◆ Given task: Identify each line containing the word "this" and copy it.

[Figure scripts]
____________________
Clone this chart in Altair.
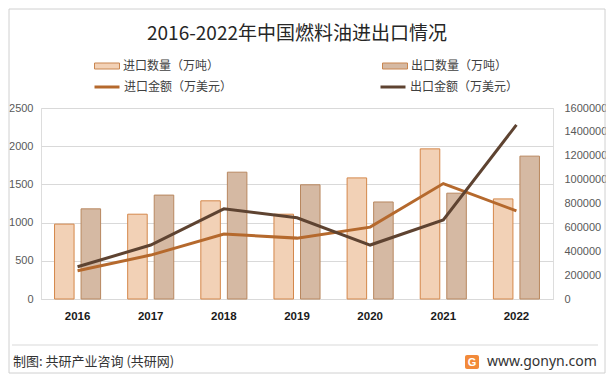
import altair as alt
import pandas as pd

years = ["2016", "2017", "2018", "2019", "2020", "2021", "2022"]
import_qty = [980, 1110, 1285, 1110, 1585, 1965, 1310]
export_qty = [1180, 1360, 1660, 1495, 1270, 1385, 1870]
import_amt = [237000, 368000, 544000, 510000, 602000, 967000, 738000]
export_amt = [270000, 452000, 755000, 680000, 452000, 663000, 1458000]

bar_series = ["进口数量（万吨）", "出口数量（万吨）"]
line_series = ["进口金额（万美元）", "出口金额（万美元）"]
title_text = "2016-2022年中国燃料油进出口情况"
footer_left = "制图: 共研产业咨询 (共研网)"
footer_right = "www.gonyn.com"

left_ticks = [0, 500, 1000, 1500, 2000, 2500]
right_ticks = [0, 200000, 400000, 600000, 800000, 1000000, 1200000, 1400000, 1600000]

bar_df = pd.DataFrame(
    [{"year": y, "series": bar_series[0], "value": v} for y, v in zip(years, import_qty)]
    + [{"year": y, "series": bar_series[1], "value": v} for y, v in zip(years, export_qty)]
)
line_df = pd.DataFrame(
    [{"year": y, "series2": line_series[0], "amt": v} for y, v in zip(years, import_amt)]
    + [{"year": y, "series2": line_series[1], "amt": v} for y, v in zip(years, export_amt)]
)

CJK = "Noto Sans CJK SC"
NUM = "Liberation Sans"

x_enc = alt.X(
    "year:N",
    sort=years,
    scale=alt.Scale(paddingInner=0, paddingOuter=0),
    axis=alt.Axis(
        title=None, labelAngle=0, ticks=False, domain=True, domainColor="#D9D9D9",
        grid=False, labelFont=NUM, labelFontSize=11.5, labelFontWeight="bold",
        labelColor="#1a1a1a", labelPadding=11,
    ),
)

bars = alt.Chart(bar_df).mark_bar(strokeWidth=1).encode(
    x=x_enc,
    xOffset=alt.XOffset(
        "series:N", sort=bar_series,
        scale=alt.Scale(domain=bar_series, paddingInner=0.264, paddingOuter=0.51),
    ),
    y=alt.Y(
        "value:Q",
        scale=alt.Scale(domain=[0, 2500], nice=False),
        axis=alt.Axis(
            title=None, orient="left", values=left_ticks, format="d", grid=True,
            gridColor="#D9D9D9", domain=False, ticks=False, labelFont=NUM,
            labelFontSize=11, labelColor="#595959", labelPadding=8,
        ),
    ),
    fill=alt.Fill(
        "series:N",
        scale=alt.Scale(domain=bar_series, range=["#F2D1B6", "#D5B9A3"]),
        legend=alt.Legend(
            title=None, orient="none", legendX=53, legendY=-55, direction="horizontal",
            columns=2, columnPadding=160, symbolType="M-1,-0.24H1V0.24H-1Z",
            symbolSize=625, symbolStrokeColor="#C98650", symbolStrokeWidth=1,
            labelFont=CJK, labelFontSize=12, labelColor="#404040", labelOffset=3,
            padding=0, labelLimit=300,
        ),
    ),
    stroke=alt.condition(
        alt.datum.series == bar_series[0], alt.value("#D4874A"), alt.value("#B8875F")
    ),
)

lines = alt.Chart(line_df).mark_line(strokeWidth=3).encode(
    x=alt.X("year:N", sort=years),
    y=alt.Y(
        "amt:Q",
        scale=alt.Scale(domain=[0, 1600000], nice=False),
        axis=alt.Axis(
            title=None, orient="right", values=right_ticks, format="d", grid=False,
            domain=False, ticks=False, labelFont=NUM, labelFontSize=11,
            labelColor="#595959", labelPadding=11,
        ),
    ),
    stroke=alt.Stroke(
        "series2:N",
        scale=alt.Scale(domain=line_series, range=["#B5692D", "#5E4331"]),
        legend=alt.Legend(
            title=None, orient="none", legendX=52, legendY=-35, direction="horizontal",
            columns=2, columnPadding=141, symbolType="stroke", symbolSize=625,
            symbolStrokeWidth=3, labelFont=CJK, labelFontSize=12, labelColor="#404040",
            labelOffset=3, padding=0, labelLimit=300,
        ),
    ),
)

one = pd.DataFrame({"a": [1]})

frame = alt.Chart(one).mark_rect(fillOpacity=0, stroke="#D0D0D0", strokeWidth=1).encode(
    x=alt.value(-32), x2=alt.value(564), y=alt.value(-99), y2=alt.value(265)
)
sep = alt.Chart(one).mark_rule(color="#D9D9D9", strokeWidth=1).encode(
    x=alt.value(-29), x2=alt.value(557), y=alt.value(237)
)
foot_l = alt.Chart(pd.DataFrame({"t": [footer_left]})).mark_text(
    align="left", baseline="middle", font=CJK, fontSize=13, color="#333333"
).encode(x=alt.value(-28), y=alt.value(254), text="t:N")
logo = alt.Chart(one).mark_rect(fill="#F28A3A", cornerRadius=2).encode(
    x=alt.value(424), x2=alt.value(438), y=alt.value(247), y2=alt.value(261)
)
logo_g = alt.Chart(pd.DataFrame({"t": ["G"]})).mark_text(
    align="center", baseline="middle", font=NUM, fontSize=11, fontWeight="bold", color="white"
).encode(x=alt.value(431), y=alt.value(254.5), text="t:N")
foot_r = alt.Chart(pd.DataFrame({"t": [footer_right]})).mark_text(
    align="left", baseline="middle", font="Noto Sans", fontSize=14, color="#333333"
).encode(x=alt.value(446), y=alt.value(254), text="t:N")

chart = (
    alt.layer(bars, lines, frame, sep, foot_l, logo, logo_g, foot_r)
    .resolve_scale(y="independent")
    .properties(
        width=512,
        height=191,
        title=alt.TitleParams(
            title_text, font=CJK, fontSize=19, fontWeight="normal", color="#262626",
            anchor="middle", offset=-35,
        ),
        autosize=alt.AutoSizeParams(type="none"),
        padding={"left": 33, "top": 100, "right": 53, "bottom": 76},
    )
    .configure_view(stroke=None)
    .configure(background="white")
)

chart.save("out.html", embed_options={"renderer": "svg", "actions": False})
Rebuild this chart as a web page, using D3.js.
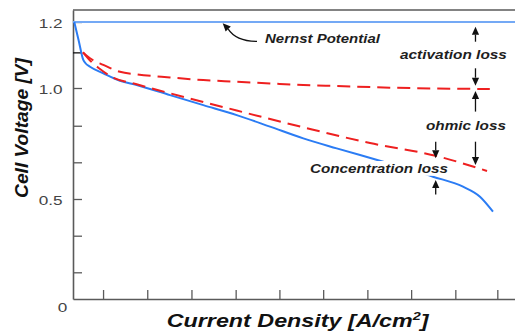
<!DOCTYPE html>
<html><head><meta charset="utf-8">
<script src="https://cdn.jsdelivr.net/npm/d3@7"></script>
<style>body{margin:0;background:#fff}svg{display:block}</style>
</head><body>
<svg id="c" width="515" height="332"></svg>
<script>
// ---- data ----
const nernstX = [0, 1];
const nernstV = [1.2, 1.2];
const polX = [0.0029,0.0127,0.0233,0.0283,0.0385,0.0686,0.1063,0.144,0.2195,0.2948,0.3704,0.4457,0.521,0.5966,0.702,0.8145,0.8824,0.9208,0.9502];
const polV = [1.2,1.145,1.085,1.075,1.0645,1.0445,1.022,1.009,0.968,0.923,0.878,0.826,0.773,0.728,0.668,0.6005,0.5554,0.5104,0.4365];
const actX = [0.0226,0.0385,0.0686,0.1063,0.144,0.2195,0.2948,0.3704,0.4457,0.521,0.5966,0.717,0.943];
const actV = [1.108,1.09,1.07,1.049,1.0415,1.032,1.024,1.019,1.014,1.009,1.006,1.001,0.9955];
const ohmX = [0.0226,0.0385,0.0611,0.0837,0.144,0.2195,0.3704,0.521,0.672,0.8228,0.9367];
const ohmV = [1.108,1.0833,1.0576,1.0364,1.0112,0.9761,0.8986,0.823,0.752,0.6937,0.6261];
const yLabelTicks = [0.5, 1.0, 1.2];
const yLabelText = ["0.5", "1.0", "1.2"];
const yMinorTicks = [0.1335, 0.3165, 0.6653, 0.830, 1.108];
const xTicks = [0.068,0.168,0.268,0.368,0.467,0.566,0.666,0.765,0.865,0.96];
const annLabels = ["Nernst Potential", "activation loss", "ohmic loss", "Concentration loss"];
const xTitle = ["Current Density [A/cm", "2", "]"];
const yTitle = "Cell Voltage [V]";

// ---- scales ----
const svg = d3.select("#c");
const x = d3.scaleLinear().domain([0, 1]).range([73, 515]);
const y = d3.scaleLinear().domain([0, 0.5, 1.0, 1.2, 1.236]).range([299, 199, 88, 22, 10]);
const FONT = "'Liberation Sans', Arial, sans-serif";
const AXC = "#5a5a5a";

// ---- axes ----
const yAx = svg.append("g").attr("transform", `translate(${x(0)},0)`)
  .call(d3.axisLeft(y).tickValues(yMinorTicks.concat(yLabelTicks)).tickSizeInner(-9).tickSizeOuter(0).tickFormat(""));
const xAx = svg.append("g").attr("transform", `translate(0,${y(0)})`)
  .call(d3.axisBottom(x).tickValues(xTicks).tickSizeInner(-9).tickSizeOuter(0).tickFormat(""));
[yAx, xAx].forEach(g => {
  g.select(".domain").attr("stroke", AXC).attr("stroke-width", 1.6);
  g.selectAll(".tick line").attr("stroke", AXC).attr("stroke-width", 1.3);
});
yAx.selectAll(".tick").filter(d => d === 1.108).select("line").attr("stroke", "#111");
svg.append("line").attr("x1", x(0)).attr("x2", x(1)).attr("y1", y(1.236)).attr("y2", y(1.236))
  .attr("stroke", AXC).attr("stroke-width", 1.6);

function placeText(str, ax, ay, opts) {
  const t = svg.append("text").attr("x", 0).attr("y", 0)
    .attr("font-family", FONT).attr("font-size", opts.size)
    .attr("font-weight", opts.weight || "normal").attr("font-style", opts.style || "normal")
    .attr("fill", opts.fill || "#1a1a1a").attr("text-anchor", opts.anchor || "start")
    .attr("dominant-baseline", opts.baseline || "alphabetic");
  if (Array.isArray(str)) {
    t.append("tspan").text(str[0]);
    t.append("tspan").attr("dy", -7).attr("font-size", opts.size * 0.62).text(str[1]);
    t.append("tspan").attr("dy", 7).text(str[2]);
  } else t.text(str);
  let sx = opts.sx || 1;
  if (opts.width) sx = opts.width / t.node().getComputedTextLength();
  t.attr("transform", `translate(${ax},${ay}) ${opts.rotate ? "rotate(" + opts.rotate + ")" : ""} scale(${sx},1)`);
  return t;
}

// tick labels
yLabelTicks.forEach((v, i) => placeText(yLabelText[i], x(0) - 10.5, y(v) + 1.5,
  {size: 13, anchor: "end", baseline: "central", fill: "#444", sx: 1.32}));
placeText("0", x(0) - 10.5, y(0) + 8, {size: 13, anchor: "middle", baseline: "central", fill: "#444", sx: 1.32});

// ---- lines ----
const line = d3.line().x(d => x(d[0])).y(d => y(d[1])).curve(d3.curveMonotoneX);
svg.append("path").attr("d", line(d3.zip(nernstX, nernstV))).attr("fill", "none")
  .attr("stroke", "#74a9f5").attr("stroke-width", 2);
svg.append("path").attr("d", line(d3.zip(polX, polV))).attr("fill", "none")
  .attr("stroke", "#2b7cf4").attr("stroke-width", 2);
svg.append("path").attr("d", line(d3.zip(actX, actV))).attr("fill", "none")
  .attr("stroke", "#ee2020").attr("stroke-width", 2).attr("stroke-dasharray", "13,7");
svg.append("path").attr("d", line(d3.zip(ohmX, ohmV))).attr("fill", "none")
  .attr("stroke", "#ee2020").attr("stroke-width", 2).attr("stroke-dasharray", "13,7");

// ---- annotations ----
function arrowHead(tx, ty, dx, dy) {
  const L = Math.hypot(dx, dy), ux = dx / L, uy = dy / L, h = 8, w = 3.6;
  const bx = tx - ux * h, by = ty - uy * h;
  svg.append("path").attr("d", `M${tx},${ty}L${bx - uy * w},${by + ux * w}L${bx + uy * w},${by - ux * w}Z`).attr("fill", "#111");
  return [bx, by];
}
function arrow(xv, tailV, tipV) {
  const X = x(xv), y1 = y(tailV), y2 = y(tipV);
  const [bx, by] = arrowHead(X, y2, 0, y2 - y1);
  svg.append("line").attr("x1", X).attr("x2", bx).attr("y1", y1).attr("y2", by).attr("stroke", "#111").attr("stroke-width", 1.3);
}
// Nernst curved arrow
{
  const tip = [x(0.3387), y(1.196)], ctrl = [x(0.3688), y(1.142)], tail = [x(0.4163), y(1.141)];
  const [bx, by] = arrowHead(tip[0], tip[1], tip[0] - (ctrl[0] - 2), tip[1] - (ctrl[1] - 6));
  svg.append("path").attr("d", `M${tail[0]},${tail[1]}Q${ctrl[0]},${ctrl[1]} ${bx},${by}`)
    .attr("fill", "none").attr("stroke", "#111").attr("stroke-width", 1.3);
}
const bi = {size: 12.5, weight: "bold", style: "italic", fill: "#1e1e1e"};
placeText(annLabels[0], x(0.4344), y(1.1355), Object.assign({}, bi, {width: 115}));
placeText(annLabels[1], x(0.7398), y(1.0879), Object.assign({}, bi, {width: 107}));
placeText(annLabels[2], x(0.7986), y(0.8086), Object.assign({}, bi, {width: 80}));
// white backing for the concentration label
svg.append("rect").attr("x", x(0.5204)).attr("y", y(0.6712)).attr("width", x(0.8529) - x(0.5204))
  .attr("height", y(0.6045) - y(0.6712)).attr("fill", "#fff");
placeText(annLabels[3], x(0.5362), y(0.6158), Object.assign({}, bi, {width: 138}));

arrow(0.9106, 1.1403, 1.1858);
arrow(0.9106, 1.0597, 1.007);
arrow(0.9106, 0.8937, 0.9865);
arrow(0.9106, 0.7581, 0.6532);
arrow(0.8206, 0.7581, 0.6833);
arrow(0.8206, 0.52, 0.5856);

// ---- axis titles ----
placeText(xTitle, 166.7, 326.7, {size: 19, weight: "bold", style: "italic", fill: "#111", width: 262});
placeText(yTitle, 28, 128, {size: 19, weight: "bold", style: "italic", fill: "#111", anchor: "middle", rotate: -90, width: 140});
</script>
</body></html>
____________________
◆ Task answer:
Clone this chart in Altair.
Rebuild this chart as a web page, using D3.js.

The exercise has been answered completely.